Noch ehrlicher: Wer 15 Euro für eine 2-Tagestour ins Mekongdelta bezahlt, bekommt halt auch Qualität für 15 Euro:
- Lokaler Bustransfer Ho Chi Minh nach My Tho circa 3-4 Euro; 2mal wegen Rückfahrt, also 6-8 Euro.
- Essen: 1-2 Euro pro Mahlzeit. Bei zwei Tagen sicher 6 Mahlzeiten. Wären 6-12 Euro.
- Unterkunft. Wenn's nicht das lokale Stundenhotel war, sicher um die 3-5 Euro/Nacht.
Also, allein schon bei dieser Berechnung komme ich auf über 15 Euro. Und hier sind nicht einmal die grundlegenden Kosten für Tourguide, Bespaßungsindustrie á la Bootsruderin, Honiganbieterin, Sängerin etc. drin. Wie das mit dem Essen hinkommt, ist für mich überhaupt ein Rätsel. Die Menschen auf der Tour müssen also das Ganze quasi umsonst anbieten. Wahrscheinlich kommt nur ein wenig Geld in die Kasse durch Beteiligung und Kommission bzw. durch die Quantität. Eine 15-Euro-2-Tages-Tour wird es nicht alleine geben; da wird man im Bus mit 40 anderen Leuten sitzen. Mir ist es überhaupt ein Rätsel, wie die - vietnamesischen - Anbieter dies kostendeckend anbieten. Ich nehme sogar an, dass dies gar nicht der Fall ist. Vietnam ist ein sozialistisches Land. Viele Betriebe arbeiten nicht kostendeckend; man geht halt irgendwann in Konkurs und macht eine neue Firma auf ...
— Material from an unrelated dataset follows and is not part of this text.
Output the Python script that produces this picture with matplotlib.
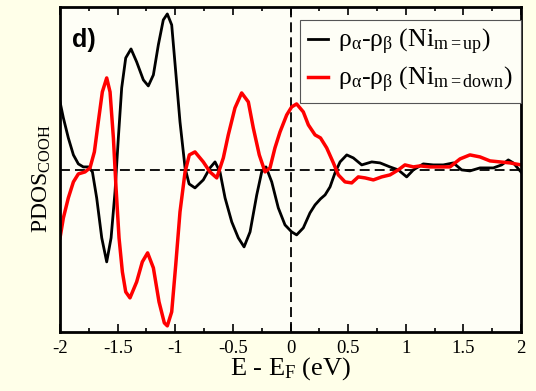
import matplotlib
matplotlib.use("Agg")
import matplotlib.pyplot as plt
from matplotlib.ticker import MultipleLocator, NullLocator

plt.rcParams['font.family'] = ['Liberation Serif', 'DejaVu Serif']
plt.rcParams['mathtext.fontset'] = 'custom'
plt.rcParams['mathtext.rm'] = 'Liberation Serif'
plt.rcParams['mathtext.it'] = 'Liberation Serif:italic'

# spin-density difference, Ni moment up (black)
e_up = [-2.0, -1.971, -1.928, -1.884, -1.841, -1.798, -1.754, -1.719, -1.682, -1.638, -1.595,
        -1.557, -1.523, -1.494, -1.465, -1.430, -1.384, -1.335, -1.277, -1.234, -1.190, -1.147,
        -1.104, -1.069, -1.031, -0.996, -0.959, -0.915, -0.880, -0.829, -0.757, -0.699, -0.655,
        -0.612, -0.568, -0.510, -0.453, -0.403, -0.351, -0.293, -0.250, -0.213, -0.163, -0.106,
        -0.048, 0.010, 0.053, 0.111, 0.169, 0.213, 0.260, 0.300, 0.343, 0.386, 0.43, 0.488,
        0.545, 0.618, 0.705, 0.777, 0.863, 0.935, 1.008, 1.066, 1.152, 1.239, 1.326, 1.413,
        1.485, 1.557, 1.644, 1.760, 1.832, 1.890, 1.933, 2.0]
pdos_up = [0.68, 0.52, 0.32, 0.15, 0.06, 0.03, 0.03, -0.02, -0.28, -0.68, -0.92,
           -0.68, -0.22, 0.32, 0.82, 1.12, 1.21, 1.08, 0.90, 0.84, 0.95, 1.25,
           1.50, 1.56, 1.45, 0.98, 0.48, 0.02, -0.14, -0.18, -0.10, 0.02, 0.08,
           -0.02, -0.28, -0.52, -0.68, -0.77, -0.62, -0.25, -0.02, 0.03, -0.12, -0.38,
           -0.55, -0.62, -0.65, -0.58, -0.43, -0.35, -0.29, -0.25, -0.17, -0.03, 0.08, 0.15,
           0.12, 0.05, 0.08, 0.07, 0.03, 0.0, -0.07, 0.0, 0.06, 0.05, 0.05, 0.07,
           0.0, -0.01, 0.02, 0.02, 0.05, 0.10, 0.07, -0.02]

# spin-density difference, Ni moment down (red)
e_down = [-2.0, -1.971, -1.928, -1.884, -1.841, -1.783, -1.74, -1.702, -1.668, -1.633, -1.595,
          -1.566, -1.537, -1.514, -1.488, -1.459, -1.430, -1.393, -1.335, -1.286, -1.240, -1.190,
          -1.141, -1.095, -1.069, -1.031, -0.996, -0.959, -0.915, -0.878, -0.829, -0.757, -0.699,
          -0.640, -0.583, -0.540, -0.482, -0.424, -0.366, -0.323, -0.271, -0.221, -0.178, -0.135,
          -0.091, -0.033, 0.010, 0.053, 0.111, 0.155, 0.213, 0.260, 0.314, 0.372, 0.415, 0.473,
          0.531, 0.588, 0.647, 0.719, 0.791, 0.863, 0.935, 0.993, 1.066, 1.124, 1.211, 1.297,
          1.384, 1.471, 1.557, 1.644, 1.731, 1.818, 1.904, 2.0]
pdos_down = [-0.68, -0.48, -0.28, -0.12, -0.04, -0.02, 0.02, 0.18, 0.48, 0.78, 0.92,
             0.78, 0.32, -0.18, -0.68, -1.02, -1.22, -1.28, -1.12, -0.92, -0.83, -0.98,
             -1.32, -1.53, -1.56, -1.42, -0.95, -0.42, -0.02, 0.15, 0.18, 0.08, -0.02,
             -0.08, 0.12, 0.35, 0.62, 0.77, 0.68, 0.42, 0.15, -0.02, 0.02, 0.22,
             0.38, 0.55, 0.63, 0.66, 0.58, 0.45, 0.35, 0.32, 0.22, 0.07, -0.05, -0.12,
             -0.13, -0.07, -0.08, -0.10, -0.07, -0.05, 0.0, 0.05, 0.03, 0.04, 0.03, 0.03,
             0.03, 0.11, 0.15, 0.13, 0.09, 0.08, 0.07, 0.05]

xticks = [-2, -1.5, -1, -0.5, 0, 0.5, 1, 1.5, 2]
xtick_labels = ['-2', '-1.5', '-1', '-0.5', '0', '0.5', '1', '1.5', '2']

label_up = r'ρ$_{\mathrm{α}}$-ρ$_{\mathrm{β}}$ (Ni$_{\mathrm{m{=}up}}$)'
label_down = r'ρ$_{\mathrm{α}}$-ρ$_{\mathrm{β}}$ (Ni$_{\mathrm{m{=}down}}$)'

fig = plt.figure(figsize=(5.36, 3.91), dpi=100, facecolor='#ffffe9')
ax = fig.add_axes([0.112, 0.152, 0.860, 0.831], facecolor='#fefef6')

ax.axhline(0, color='black', lw=1.3, dashes=(5.5, 2.8))
ax.axvline(0, color='black', lw=1.3, dashes=(5.5, 2.8))
ax.plot(e_up, pdos_up, color='black', lw=2.0, label=label_up)
ax.plot(e_down, pdos_down, color='#ff0000', lw=2.5, label=label_down)

ax.set_xlim(-2, 2)
ax.set_ylim(-1.617, 1.633)
ax.set_xticks(xticks)
ax.set_xticklabels(xtick_labels)
ax.xaxis.set_minor_locator(MultipleLocator(0.25))
ax.yaxis.set_major_locator(NullLocator())
ax.tick_params(axis='x', which='both', direction='in', top=True, labelsize=13.5, width=1.2, pad=6)
ax.tick_params(axis='x', which='major', length=6)
ax.tick_params(axis='x', which='minor', length=3.2)
for s in ax.spines.values():
    s.set_linewidth(2)

ax.set_xlabel(r'E - E$_{\mathrm{F}}$ (eV)', fontsize=19, labelpad=-1)
ax.set_ylabel(r'PDOS$_{\mathrm{COOH}}$', fontsize=17)
ax.yaxis.set_label_coords(-0.015, 0.47)
ax.text(0.025, 0.935, 'd)', transform=ax.transAxes, fontsize=18, fontweight='bold',
        family='Liberation Sans', va='top')

leg = ax.legend(loc='upper right', bbox_to_anchor=(1.0, 0.96), fontsize=18.5, handlelength=0.8,
                handletextpad=0.4, borderaxespad=0, borderpad=0.3, labelspacing=0.3,
                fancybox=False, framealpha=1, facecolor='#fefef6', edgecolor='#555555')
leg.get_frame().set_linewidth(0.8)

fig.savefig('out.png', dpi=100, facecolor=fig.get_facecolor())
Vietnam muss billig sein. Anscheinend ist das "wahre" Vietnam billig. Warum also hunderte Euro für etwas ausgeben, wenn es das Ganze auch für 15 Euro gibt? Vielleicht kommt diesen Leuten nicht einmal der Gedanke, dass hier Äpfel mit Birnen verglichen werden. Eine Mehrtagestour für 200 Euro aufwärts beinhaltet nun etwas mehr als in einem vollen Bus angekarrt zu werden. Im Übrigen kenne ich auch die "Kaffeefahrt-Mentalität" vietnamesischer Sehenswürdigkeiten. Wo ist aber nun der Unterschied zwischen Souvenirsständen dort und denen deutscher Souvenirsshops? Was so manches Museum seinen Besuchern für Ramsch anbietet finde ich auch mehr als peinlich. Trotzdem habe ich bislang deren Schließung noch nicht gefordert. Und ich habe auch nicht die Qualität irgendeiner Tour in Europa bislang danach bemessen, ob da nun Souvenirsstände oder ähnliches waren. Also, warum wird das an Vietnam kritisiert? Anscheinend passt es manchen nicht, dass Vietnamesen Geld verdienen (wollen). Am besten sollen sie so arm und idyllisch bleiben, wie in den 1980er Jahren? Als auch-Ethnologe kenne ich ja die Diskussion um "Naturvölker". Die meisten "Zivilisationsangehörigen" können sich das gar nicht vorstellen, wie es ist, in absoluter Armut zu leben. "Wir" finden es schlimm, dass Vietnamesen und andere Ethnien in Vietnam ihre Stelzenhäuser und Reisighüttchen abreißen und stattdessen einen Betonbau haben wollen. Und natürlich ist es auch ganz schlimm, dass die Vietnamesen ihre Wäsche und Geschirr nicht mehr im Mekong waschen, sondern eine Waschmaschine und irgendwann sogar mal eine Geschirrspülmaschine haben wollen. Ich bin aber nun kein Psychologe und kann dies nicht wirklich nachvollziehen und verstehen, warum Vietnam nun billig sein muss. In besagtem Forum kann niemand eine Frage stellen, in der die Antworten nicht das "billigste" anpreisen. Dass es vielleicht Menschen gibt, die nicht für 4 Euro im Hotel übernachten wollen, oder die 50-Cent-Bun an der Straße haben wollen, kommt denen anscheinend gar nicht in den Sinn.
Um mich nicht misszuverstehen! Ich kann es nachvollziehen, dass es Touristen gibt, die eben diese Tour für 15 Euro machen. Studenten, die sparen müssen; Reisende, die keinen guten Job haben, aber ihr Lebensziel, einmal Vietnam zu sehen, sich erfüllt haben etc. Was ich hier kritisiere ist, dass diese Leute meinen, sie würden dann auch dieselbe Qualität haben wie eine teure Tour. Diese Touristen sollten, ganz ehrlich, ihr gespartes Geld nehmen und sich bei einem Psychologen des Vertrauens in Therapie begeben. Die können diese verzerrte Wahrnehmung der Realität in nicht allzu vielen Sitzungen beheben.